Both can create a funding bias by creating a tendency for originating studies and conclusions that support the interests of the study’s financial sponsor. The reciprocity trait in human nature can sometimes fuel this further by compelling a person to return favors.

Aside from a trustee, the only person who maintains an ethical and legal relationship bound by trust who prudently takes care of assets for another person or entity is a fiduciary.

Are your partners proxies for someone other than you?

Are your partners advocates for a firm or industry that compensates them?

Is your partner a legal fiduciary or are they biased toward another’s goals?

Fiduciary Avoidance Through Mixed Messages

The public at large has been inundated with marketing messages that herald individualized advice that is highly personalized and based on the client’s interest.
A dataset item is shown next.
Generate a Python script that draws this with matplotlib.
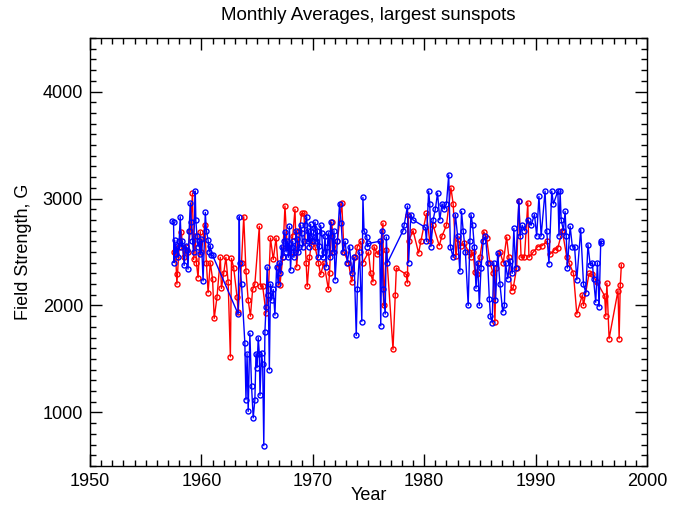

However, when this message is substantiated in a mutual agreement it is completely disclaimed in the form of a footnote so that it doesn’t serve as the primary basis for investment decisions.

Other times advisors clearly receive compensation for recommending specific products though that guidance is considered “general education.” Confused by mixed messages and the regulatory structures that govern retirement assets?

Internal Revenue Code provisions state that any person paid to provide advice on the investment of IRA assets is a Fiduciary. The rulemaking authority is the Department of Labor and the enforcement authority is the IRS.

ERISA pertains to Retirement Plans and states that any person paid
directly or indirectly to provide plan officials or participants with
advice on the investment plan assets is a fiduciary. Both the
rulemaking and enforcement authority is the Department of Labor.

Are these messages mixed?

Retirement Plan Fiduciaries: A Storm On the Horizon

It seems Retirement Plan Sponsors should be taking their Fiduciary Duties more seriously or the legal community will.

The decision, in itself, to select an Investment Advisor, Record-keeper, Administrator, etc. is a fiduciary action. While the Financial Service Industry is focused on fees, commissions, exemptions, and conflicts of interest, the Fiduciary Responsibility of oversight seems to be lost in the equation.

Sometimes, the evidence of history can be seen in our courts. As of now the fear focus seems to be on allegations of excessive fees, commissions, and conflicts of interests. However, Retirement Plan Sponsors should be focusing their concerns on allegations of oversight and/or lack of prudence. Litigation storm clouds are gathering over the documented plan Fiduciaries for not monitoring either the investment options via analytic evidence or for not monitoring the performance of those parties assisting the Fiduciary for monitoring the investment options. If the correct facts and allegations supporting propositions directed at the proper defendent trend, expect a “cloud burst” of legal activity against Retirement Plan Sponsors.